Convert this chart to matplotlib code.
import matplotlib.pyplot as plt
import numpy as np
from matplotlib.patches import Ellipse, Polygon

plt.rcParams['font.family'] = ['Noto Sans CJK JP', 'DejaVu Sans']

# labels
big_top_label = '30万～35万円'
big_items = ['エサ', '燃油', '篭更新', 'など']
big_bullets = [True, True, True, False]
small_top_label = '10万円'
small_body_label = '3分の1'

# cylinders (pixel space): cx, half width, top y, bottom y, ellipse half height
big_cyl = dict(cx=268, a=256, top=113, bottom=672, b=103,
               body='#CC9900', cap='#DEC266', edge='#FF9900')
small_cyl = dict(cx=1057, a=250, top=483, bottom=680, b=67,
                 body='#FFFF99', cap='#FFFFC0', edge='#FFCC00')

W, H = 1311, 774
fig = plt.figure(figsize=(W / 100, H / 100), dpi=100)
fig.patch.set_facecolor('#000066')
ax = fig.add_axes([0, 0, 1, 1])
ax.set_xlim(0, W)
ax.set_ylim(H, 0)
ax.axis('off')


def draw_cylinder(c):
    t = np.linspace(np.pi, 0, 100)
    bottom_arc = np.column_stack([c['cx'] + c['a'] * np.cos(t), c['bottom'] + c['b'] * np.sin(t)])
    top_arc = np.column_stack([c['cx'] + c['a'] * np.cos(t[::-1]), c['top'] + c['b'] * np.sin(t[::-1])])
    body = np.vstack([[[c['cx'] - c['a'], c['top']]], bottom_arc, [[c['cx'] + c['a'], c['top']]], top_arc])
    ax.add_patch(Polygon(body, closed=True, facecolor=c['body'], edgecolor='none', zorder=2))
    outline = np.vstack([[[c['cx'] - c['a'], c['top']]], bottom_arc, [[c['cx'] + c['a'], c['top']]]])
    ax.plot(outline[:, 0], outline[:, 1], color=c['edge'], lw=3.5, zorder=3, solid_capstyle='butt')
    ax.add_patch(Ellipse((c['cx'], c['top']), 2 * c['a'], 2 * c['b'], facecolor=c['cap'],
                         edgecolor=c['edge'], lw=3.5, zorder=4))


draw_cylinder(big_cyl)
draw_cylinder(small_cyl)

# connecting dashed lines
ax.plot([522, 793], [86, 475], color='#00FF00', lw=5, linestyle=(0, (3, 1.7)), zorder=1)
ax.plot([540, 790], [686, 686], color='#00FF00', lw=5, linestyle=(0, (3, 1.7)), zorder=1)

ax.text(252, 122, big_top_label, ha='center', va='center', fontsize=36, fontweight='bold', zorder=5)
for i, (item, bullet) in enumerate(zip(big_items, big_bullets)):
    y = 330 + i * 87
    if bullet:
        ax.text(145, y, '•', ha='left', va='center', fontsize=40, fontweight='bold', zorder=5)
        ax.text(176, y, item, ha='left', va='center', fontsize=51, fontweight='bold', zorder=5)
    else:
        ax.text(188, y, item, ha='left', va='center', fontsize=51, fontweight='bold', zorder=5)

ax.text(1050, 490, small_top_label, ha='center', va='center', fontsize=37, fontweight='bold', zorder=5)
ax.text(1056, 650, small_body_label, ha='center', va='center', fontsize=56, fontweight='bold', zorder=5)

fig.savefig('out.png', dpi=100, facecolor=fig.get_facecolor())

* * *

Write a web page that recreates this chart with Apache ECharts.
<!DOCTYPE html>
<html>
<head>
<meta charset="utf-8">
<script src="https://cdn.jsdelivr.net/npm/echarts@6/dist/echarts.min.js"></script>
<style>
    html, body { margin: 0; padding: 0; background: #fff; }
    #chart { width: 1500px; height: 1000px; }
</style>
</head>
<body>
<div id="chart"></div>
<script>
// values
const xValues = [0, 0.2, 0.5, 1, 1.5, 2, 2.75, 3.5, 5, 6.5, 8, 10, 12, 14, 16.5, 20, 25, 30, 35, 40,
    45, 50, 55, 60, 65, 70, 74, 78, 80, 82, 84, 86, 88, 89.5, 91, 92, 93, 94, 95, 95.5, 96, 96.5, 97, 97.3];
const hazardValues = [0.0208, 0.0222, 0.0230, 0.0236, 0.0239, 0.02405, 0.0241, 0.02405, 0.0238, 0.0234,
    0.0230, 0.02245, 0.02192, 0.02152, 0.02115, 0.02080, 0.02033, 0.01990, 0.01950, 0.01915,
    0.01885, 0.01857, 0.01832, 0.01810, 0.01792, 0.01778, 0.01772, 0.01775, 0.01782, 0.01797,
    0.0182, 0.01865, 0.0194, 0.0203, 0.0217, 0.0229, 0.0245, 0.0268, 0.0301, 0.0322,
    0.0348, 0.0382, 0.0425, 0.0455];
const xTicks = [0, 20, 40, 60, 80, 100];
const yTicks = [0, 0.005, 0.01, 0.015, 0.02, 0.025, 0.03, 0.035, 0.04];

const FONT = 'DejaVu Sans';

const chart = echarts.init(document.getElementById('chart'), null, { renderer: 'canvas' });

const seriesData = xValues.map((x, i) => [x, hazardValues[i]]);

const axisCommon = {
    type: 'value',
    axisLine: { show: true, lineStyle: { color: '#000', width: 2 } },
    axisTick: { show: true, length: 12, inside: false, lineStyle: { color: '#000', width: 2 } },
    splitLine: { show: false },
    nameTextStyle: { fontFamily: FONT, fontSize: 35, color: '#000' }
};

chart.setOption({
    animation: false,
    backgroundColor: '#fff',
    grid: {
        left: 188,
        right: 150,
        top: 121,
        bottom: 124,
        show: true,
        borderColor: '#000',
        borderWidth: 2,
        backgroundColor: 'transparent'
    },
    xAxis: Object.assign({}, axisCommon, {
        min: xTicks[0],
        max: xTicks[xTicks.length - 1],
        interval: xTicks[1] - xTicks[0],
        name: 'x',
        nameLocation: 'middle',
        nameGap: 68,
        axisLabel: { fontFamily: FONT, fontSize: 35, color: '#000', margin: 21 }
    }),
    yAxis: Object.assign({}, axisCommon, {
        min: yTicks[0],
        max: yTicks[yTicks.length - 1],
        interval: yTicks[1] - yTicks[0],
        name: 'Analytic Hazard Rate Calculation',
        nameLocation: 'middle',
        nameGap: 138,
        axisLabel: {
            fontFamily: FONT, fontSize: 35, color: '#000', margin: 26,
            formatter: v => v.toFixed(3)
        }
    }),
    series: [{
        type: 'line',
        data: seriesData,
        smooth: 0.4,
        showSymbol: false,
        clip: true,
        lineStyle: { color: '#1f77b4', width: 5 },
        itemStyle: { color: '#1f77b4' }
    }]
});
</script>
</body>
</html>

* * *

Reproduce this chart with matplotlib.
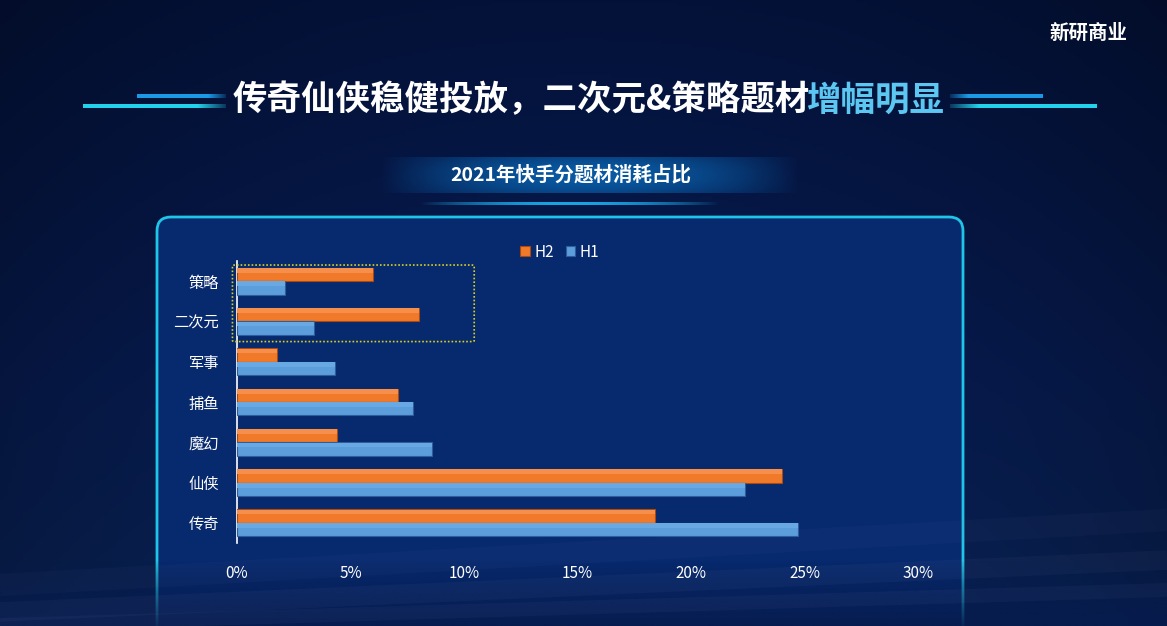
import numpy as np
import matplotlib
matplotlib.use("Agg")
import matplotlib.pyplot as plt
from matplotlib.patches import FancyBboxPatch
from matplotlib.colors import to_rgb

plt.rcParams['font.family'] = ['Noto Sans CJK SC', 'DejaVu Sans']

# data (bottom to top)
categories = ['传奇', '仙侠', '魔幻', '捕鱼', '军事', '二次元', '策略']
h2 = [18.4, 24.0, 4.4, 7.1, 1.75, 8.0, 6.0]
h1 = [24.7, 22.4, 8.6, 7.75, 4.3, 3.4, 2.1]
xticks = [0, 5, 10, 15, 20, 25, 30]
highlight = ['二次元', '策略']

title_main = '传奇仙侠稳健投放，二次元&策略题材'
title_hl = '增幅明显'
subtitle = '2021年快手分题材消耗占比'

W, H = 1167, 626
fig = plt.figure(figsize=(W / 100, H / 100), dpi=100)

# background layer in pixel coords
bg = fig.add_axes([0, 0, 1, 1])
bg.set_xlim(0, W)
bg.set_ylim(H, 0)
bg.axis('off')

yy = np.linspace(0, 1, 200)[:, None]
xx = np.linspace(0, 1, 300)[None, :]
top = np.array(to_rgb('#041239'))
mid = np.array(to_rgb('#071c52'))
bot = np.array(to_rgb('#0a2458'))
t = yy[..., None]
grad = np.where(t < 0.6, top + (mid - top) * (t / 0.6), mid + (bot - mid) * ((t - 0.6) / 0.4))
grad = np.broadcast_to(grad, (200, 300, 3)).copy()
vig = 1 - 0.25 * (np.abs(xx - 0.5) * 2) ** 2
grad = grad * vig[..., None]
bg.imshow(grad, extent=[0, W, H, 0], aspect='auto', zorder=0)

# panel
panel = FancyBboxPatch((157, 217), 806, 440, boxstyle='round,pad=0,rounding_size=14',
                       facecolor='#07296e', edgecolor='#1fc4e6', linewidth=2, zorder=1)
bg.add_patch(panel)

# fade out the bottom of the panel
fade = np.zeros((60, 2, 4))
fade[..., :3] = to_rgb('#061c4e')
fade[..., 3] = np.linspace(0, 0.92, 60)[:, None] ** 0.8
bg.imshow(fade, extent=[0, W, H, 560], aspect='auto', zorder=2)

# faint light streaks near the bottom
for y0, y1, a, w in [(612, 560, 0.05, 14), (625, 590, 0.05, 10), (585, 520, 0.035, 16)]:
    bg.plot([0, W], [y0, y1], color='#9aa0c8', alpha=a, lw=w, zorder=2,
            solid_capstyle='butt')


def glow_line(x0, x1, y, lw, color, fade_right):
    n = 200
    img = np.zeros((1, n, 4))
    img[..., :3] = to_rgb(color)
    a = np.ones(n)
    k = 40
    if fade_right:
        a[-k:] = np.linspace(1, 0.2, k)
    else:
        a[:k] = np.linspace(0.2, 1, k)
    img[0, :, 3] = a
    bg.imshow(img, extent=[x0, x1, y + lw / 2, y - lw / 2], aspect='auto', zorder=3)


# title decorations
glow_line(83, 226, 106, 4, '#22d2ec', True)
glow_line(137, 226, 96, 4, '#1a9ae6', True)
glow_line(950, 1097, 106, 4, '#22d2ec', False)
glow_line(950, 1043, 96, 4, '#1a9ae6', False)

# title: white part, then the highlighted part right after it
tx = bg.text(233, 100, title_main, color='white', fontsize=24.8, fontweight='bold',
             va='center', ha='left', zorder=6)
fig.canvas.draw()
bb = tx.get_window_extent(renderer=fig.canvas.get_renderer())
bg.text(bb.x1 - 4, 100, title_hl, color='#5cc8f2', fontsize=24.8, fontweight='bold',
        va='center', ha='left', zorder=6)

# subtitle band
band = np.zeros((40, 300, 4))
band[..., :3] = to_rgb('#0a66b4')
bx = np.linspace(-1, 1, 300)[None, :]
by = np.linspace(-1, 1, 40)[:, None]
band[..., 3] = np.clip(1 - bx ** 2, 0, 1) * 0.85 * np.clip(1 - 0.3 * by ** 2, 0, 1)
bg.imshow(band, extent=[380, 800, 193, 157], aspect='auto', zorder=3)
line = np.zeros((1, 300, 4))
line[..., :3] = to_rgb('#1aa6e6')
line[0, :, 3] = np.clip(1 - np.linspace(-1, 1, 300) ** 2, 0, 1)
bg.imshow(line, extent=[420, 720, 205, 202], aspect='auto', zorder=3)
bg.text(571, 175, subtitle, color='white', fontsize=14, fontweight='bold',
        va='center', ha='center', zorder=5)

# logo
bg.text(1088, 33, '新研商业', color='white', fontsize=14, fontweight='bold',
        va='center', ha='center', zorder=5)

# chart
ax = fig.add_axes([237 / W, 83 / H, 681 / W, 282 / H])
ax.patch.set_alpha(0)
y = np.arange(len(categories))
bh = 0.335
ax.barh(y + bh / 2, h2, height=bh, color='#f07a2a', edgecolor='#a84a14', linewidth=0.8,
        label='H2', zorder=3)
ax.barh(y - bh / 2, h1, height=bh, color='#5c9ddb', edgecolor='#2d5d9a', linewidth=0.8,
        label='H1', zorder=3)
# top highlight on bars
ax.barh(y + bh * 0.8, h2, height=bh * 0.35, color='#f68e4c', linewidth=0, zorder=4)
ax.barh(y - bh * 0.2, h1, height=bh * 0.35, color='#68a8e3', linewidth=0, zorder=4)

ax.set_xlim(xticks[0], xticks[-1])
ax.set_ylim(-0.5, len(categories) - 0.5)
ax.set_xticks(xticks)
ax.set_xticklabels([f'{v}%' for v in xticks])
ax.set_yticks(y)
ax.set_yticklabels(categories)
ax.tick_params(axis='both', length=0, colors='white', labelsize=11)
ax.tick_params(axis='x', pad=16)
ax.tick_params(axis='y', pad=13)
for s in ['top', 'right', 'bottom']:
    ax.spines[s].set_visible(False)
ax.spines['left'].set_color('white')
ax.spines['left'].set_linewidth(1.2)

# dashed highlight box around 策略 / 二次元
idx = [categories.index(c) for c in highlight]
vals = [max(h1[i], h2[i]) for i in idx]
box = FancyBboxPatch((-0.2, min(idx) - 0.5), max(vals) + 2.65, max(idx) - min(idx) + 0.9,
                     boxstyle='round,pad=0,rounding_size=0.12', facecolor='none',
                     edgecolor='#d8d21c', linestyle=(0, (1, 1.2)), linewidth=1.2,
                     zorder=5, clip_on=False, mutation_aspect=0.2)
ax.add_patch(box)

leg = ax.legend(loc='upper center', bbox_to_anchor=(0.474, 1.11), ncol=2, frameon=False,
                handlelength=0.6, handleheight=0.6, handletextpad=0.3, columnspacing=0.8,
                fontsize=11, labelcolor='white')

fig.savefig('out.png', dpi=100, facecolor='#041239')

# Exercise requirements
What is wanted is an exact copy of the lines from the line containing "Convert this chart to matplotlib code." to the line containing "plt.rcParams['font.family'] = ['Noto Sans CJK JP', 'DejaVu", both lines included, and of no other line.

# Reply
Convert this chart to matplotlib code.
import matplotlib.pyplot as plt
import numpy as np
from matplotlib.patches import Ellipse, Polygon

plt.rcParams['font.family'] = ['Noto Sans CJK JP', 'DejaVu Sans']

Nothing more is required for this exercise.